Your objective -> Look through the data below and output, unchanged, every line from the one holding "Give me the D3.js source for this chart." through the one holding "const yTicks = [0,1,2,3,4,5,6,7,8,9];", inclusive. Skip the pictures.

###

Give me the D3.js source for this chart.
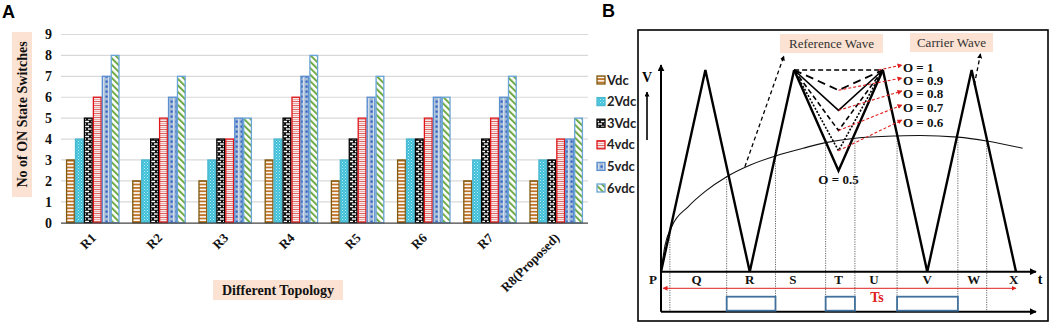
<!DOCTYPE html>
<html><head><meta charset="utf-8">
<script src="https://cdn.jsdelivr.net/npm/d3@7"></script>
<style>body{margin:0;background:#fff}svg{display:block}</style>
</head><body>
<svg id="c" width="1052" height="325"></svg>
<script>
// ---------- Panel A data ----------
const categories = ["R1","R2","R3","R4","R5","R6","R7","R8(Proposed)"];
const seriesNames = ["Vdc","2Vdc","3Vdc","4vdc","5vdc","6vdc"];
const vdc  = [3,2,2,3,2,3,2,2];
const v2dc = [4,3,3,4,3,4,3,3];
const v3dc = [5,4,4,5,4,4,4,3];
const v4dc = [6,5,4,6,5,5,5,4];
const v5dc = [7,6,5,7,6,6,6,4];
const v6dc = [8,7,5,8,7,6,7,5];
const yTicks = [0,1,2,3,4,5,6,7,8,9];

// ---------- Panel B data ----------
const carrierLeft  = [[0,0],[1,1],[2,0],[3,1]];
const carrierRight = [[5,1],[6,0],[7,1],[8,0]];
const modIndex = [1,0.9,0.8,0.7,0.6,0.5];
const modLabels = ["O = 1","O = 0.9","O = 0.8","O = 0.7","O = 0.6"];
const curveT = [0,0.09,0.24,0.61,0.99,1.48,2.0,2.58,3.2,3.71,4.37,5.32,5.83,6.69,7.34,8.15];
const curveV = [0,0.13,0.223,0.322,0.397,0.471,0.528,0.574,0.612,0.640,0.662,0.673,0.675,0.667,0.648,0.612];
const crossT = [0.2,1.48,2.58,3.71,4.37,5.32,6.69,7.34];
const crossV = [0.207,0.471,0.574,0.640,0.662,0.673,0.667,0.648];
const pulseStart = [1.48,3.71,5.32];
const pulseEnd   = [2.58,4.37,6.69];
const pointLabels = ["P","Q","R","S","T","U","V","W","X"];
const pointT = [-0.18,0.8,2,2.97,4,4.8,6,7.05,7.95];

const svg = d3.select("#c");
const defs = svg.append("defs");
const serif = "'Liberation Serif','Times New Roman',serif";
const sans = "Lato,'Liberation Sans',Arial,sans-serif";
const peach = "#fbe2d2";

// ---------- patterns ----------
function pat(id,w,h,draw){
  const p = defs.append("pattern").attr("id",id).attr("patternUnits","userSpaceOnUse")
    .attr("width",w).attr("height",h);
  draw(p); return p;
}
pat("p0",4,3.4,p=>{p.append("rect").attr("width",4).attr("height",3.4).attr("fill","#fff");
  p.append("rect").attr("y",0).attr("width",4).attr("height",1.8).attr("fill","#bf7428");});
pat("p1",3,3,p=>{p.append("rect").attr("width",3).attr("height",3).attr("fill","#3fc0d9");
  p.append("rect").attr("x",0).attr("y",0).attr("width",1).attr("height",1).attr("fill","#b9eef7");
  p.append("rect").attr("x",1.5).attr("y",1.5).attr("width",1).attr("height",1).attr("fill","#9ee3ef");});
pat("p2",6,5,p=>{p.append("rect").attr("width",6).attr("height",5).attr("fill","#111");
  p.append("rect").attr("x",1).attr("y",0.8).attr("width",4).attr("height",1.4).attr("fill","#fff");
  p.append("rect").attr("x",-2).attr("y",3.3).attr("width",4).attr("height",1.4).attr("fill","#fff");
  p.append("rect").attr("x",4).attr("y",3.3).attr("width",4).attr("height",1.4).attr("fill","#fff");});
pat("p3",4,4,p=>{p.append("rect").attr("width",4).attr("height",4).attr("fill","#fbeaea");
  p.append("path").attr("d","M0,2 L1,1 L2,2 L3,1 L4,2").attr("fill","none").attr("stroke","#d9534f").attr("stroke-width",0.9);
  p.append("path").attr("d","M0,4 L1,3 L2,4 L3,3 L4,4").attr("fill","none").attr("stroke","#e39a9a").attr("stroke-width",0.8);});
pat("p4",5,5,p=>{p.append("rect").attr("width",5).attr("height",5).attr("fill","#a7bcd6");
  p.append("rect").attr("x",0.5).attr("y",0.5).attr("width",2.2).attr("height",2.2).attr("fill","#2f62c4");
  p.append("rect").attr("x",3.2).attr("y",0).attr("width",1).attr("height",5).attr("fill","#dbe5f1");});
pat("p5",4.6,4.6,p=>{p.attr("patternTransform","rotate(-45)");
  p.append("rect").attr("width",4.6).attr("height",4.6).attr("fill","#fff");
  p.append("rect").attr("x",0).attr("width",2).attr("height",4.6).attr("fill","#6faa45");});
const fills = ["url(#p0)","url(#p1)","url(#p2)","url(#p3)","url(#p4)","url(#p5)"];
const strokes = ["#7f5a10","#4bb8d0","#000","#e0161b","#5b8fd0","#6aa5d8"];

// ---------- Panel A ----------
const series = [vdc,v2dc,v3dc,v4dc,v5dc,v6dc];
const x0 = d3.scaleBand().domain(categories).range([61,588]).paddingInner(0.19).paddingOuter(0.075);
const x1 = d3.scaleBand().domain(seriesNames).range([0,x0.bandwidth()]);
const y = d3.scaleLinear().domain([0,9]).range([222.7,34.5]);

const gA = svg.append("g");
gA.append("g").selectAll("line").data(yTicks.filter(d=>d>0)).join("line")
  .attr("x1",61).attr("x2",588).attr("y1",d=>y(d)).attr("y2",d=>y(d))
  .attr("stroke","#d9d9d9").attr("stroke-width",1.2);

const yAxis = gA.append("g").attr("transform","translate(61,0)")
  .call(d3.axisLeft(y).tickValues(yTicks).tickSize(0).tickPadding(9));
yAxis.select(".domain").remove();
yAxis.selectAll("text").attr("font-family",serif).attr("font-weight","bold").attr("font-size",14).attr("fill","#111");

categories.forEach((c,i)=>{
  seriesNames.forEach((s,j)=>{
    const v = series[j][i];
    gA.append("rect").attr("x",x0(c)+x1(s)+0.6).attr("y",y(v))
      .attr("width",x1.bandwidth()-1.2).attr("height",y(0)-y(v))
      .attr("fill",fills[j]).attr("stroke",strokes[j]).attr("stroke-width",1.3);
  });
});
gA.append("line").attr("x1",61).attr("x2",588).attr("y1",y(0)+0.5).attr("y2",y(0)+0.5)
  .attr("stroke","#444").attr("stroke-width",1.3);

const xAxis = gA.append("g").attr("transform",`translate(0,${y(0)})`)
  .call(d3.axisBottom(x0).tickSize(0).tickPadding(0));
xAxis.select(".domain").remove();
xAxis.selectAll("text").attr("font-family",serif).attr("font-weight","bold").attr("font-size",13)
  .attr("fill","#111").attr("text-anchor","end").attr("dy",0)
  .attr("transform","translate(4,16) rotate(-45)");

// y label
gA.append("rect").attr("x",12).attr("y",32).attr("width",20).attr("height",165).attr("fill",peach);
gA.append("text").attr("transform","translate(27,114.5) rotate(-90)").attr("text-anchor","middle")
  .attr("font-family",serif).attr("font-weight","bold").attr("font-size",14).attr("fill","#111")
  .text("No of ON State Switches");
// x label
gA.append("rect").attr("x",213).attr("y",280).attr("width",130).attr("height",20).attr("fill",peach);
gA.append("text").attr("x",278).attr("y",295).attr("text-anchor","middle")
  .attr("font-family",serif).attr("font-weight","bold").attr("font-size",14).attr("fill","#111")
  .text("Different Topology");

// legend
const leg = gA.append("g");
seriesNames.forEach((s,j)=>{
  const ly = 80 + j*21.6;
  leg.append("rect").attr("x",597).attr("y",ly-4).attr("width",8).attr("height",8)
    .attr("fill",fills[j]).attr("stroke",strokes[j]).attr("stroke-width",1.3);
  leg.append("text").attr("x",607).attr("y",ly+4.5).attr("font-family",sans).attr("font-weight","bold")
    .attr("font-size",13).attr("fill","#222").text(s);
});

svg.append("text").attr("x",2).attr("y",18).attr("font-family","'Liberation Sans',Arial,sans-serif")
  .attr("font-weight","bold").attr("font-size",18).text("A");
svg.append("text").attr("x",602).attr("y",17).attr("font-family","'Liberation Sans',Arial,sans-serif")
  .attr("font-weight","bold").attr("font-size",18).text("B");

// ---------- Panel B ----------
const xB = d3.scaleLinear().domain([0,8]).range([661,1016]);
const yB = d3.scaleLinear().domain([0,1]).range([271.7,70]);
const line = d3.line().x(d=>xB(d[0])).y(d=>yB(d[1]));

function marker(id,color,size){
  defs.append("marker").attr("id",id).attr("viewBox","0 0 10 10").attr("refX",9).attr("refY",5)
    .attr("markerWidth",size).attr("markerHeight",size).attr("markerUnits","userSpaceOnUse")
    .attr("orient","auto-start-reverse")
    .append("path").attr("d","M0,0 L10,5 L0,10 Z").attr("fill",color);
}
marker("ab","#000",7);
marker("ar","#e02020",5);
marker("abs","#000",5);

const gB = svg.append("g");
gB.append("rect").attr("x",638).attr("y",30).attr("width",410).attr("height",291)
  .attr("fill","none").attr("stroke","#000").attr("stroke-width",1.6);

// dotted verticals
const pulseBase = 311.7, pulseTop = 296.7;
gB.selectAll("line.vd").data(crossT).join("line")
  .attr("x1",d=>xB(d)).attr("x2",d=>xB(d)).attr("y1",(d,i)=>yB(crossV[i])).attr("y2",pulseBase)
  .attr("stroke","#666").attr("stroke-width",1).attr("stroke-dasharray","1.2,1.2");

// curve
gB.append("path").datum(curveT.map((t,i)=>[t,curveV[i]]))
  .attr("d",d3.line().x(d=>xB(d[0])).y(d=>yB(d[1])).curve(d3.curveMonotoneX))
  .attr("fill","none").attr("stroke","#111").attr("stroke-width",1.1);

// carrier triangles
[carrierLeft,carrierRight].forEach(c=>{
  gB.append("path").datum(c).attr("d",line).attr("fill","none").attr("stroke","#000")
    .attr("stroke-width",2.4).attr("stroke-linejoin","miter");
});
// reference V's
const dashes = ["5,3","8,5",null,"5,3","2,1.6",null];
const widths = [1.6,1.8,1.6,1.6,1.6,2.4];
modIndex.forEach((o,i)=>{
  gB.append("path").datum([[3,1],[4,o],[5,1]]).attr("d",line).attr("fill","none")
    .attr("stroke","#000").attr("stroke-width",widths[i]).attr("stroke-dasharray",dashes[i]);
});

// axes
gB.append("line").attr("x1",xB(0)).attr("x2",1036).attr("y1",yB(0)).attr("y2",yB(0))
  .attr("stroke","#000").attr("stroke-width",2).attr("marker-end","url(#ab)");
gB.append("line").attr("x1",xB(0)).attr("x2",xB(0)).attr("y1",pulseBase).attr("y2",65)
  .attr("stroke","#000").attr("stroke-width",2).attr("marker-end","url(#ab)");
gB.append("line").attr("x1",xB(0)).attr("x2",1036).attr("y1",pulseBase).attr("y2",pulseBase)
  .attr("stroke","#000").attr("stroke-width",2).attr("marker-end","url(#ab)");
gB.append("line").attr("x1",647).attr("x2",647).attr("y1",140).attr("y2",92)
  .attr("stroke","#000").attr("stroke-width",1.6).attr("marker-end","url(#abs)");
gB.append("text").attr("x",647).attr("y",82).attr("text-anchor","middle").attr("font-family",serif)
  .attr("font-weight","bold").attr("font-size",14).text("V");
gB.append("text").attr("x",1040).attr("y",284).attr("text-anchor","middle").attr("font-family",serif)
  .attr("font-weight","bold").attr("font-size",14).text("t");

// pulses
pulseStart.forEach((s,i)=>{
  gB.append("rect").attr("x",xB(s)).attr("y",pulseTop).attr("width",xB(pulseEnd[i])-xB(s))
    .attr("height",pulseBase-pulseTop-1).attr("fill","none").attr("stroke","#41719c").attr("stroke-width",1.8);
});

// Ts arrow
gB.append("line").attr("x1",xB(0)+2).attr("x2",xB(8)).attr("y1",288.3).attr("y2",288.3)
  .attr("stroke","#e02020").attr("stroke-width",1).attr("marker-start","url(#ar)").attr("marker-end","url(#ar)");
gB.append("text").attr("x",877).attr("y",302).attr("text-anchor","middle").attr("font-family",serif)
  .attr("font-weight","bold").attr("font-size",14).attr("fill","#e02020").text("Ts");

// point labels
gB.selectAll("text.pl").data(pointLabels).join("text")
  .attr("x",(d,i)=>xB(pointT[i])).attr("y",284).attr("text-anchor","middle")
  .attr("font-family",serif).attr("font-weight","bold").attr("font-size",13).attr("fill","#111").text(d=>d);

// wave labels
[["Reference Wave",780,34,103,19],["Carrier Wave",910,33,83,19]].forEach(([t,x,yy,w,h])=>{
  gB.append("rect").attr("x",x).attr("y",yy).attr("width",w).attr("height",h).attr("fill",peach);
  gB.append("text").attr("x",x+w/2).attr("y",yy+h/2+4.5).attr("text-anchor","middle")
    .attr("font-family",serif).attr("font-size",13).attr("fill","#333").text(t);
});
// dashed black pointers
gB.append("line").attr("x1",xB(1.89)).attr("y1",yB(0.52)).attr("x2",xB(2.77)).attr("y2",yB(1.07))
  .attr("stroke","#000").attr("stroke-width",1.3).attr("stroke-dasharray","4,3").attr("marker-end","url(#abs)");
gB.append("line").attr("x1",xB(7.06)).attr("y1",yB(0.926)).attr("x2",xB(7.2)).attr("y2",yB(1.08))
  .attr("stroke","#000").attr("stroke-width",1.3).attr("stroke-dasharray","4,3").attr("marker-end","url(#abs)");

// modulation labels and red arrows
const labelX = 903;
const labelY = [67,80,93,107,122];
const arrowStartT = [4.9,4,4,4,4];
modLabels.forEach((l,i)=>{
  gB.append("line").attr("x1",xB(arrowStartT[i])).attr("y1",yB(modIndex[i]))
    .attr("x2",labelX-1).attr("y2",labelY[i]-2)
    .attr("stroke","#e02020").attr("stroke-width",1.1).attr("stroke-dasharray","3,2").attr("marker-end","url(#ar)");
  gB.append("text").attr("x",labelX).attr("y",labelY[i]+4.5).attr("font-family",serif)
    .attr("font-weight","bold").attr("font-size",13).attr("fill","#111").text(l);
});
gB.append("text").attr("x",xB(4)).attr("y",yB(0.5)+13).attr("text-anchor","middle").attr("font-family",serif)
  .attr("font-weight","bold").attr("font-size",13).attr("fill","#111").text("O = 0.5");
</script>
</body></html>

###

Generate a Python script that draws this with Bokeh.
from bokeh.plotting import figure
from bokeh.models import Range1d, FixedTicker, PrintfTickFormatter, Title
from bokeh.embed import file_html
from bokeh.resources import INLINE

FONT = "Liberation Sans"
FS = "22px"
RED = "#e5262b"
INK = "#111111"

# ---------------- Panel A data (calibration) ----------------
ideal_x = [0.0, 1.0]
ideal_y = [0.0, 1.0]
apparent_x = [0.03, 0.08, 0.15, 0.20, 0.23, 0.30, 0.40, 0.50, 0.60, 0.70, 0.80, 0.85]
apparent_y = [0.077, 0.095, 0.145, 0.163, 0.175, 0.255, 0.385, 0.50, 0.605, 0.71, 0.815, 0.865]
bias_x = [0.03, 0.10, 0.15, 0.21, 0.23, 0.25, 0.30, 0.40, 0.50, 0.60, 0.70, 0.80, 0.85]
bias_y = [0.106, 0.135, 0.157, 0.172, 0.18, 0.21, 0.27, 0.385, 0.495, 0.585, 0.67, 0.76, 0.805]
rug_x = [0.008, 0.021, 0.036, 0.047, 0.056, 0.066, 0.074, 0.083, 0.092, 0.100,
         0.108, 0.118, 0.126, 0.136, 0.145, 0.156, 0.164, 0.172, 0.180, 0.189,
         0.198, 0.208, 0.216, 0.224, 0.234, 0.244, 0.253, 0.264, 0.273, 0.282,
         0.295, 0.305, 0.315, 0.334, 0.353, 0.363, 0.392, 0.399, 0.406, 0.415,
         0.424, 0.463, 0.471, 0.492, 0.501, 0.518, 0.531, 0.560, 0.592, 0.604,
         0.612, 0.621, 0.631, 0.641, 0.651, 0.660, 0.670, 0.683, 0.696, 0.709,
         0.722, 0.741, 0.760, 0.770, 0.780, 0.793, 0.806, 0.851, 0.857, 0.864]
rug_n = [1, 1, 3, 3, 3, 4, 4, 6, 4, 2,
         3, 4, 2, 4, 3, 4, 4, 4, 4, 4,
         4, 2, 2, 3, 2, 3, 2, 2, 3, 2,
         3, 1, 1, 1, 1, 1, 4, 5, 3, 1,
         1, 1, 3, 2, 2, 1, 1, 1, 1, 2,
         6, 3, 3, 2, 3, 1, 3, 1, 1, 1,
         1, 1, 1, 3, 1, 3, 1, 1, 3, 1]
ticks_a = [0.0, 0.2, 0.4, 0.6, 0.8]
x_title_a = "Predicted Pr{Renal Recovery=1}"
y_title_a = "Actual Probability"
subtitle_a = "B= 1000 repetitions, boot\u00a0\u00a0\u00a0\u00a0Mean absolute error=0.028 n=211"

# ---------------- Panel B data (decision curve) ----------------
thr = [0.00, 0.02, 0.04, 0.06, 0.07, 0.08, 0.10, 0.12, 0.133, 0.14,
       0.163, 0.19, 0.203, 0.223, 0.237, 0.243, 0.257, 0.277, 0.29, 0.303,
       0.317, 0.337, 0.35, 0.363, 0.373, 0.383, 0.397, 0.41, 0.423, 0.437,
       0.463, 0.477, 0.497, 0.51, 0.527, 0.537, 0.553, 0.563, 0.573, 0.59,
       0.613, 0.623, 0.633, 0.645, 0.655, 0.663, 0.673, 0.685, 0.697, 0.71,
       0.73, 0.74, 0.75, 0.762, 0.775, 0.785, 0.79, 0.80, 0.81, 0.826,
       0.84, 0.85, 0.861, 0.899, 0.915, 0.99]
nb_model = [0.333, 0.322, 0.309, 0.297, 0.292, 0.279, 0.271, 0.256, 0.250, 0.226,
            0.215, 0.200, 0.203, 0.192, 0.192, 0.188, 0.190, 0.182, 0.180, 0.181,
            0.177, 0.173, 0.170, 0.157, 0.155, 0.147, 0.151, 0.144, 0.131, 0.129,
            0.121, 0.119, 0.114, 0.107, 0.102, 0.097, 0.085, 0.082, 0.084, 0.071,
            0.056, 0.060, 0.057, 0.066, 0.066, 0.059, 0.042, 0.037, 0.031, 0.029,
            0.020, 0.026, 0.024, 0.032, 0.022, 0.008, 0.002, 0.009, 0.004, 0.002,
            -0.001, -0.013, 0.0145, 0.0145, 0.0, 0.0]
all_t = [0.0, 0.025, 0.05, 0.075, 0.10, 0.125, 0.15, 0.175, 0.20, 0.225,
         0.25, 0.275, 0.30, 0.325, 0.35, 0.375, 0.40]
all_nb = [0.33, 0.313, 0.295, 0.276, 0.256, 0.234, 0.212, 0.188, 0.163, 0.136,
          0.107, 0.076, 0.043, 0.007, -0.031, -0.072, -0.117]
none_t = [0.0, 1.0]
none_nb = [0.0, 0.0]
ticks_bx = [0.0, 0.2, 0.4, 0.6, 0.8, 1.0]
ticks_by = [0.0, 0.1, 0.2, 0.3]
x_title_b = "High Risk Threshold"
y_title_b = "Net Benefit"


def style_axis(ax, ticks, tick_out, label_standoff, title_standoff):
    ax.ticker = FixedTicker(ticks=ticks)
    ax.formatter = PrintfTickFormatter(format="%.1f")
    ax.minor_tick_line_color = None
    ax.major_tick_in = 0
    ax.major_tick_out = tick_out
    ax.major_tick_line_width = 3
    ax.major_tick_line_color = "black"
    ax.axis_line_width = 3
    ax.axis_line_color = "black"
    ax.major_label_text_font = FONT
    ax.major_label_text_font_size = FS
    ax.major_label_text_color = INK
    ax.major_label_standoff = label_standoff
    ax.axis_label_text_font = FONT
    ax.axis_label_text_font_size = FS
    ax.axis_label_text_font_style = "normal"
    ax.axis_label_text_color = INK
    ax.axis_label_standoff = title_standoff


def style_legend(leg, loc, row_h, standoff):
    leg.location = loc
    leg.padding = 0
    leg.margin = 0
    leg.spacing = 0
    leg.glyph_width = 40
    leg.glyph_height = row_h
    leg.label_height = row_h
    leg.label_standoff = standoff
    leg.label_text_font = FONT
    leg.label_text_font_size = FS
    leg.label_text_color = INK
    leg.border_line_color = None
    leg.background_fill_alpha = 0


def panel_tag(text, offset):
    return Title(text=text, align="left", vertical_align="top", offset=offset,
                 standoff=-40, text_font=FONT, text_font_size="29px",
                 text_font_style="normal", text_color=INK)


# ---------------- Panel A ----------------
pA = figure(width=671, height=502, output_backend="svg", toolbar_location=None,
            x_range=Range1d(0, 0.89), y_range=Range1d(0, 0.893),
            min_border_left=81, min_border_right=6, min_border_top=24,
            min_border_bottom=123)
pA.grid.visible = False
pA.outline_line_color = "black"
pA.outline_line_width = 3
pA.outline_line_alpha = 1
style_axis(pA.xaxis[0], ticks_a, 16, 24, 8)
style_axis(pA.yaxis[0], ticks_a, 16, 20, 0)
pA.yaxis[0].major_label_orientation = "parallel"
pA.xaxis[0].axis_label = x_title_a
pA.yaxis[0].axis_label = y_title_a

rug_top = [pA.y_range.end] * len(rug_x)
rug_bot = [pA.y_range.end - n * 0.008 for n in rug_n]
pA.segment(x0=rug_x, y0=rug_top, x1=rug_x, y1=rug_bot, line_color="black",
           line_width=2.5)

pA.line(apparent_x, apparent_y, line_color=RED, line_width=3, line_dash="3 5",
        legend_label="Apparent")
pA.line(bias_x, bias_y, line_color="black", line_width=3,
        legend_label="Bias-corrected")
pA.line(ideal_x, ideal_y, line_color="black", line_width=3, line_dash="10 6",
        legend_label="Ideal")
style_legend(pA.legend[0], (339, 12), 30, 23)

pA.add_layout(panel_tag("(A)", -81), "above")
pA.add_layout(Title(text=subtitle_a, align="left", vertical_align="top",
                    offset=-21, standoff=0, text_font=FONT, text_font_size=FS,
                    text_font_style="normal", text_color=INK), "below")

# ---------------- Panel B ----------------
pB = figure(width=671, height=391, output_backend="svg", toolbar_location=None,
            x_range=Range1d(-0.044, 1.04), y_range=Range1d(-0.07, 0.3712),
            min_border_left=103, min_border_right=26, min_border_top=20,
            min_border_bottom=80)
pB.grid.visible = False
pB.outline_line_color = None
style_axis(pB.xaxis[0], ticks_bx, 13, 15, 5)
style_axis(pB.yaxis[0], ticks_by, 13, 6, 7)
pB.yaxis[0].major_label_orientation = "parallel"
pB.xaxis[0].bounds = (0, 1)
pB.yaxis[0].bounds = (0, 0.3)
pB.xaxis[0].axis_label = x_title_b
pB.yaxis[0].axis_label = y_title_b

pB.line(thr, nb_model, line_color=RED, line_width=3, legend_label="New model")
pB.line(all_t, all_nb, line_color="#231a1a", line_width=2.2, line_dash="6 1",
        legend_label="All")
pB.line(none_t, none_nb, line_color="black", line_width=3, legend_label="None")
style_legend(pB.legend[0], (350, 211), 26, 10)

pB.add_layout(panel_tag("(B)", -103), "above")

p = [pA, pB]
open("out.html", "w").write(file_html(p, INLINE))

###

Answer ->
Give me the D3.js source for this chart.
<!DOCTYPE html>
<html><head><meta charset="utf-8">
<script src="https://cdn.jsdelivr.net/npm/d3@7"></script>
<style>body{margin:0;background:#fff}svg{display:block}</style>
</head><body>
<svg id="c" width="1052" height="325"></svg>
<script>
// ---------- Panel A data ----------
const categories = ["R1","R2","R3","R4","R5","R6","R7","R8(Proposed)"];
const seriesNames = ["Vdc","2Vdc","3Vdc","4vdc","5vdc","6vdc"];
const vdc  = [3,2,2,3,2,3,2,2];
const v2dc = [4,3,3,4,3,4,3,3];
const v3dc = [5,4,4,5,4,4,4,3];
const v4dc = [6,5,4,6,5,5,5,4];
const v5dc = [7,6,5,7,6,6,6,4];
const v6dc = [8,7,5,8,7,6,7,5];
const yTicks = [0,1,2,3,4,5,6,7,8,9];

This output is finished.